In Let the Celebrations Begin!, Julie Vivas uses color and composition to convey the emotional state of the women in "Hut 18, bed 22" who await liberation from a concentration camp at the end of World War II.
In this double-page spread, the horizontal lines of the bunks' thick wood bleed off the page and suggest the permanence of the women's intended fate. In revealing their shorn hair and minimal, tattered, patchwork clothing, Vivas does not ignore their status. At the same time, she gives the women life and conveys hope to the reader. The book's young narrator is positioned on the recto, one leg pulled close, her upper body confined by the edges of the bunk. Her eyes are full as she turns to listen to the women discuss what has been for so long unimaginable, waiting to contribute. A soft, gentle color palette surrounds her, and Vivas' use of shading creates a light, airy mood in what is meant to be a terrifying space.
Nicolajeva contends, "picturebooks evoke emotional engagement through images as well as words, through amplification of words by images, and through ambiguity created in the interaction between media when conveying a character’s emotional state" (114). The text informs that the women are planning a party, the uncertainty and impossibility of which otherwise feels clear. Although confined to their space, the women are all in motion. On the verso, the woman in blue gestures with her hands, looking up on an angle to communicate with the woman covered in an orange blanket, who looks down, skeptically. On the recto, the woman in gray leans forward, also gesturing with her hands, to communicate across the gutter with the woman in purple, who leans forward to listen.

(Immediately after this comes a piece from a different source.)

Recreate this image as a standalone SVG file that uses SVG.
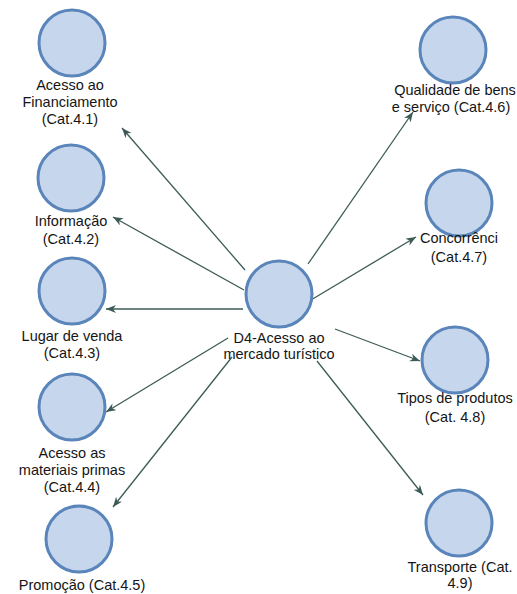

If "viewing a person’s facial expression or bodily posture sends a stronger and more immediate signal to the brain than reading the verbal schema-statement 'This person is happy, sad, angry, or frightened'" (Nikolajeva, 114), an examination of the women in the bunks reveals motivation, disbelief, even excitement.
Works Cited
Nikolajeva, Maria. “Emotions in Picturebooks.” The Routledge Companion to Picturebooks, edited by Bettina Kümmerling-Meibauer, Routledge, 2018, pp. 110-118.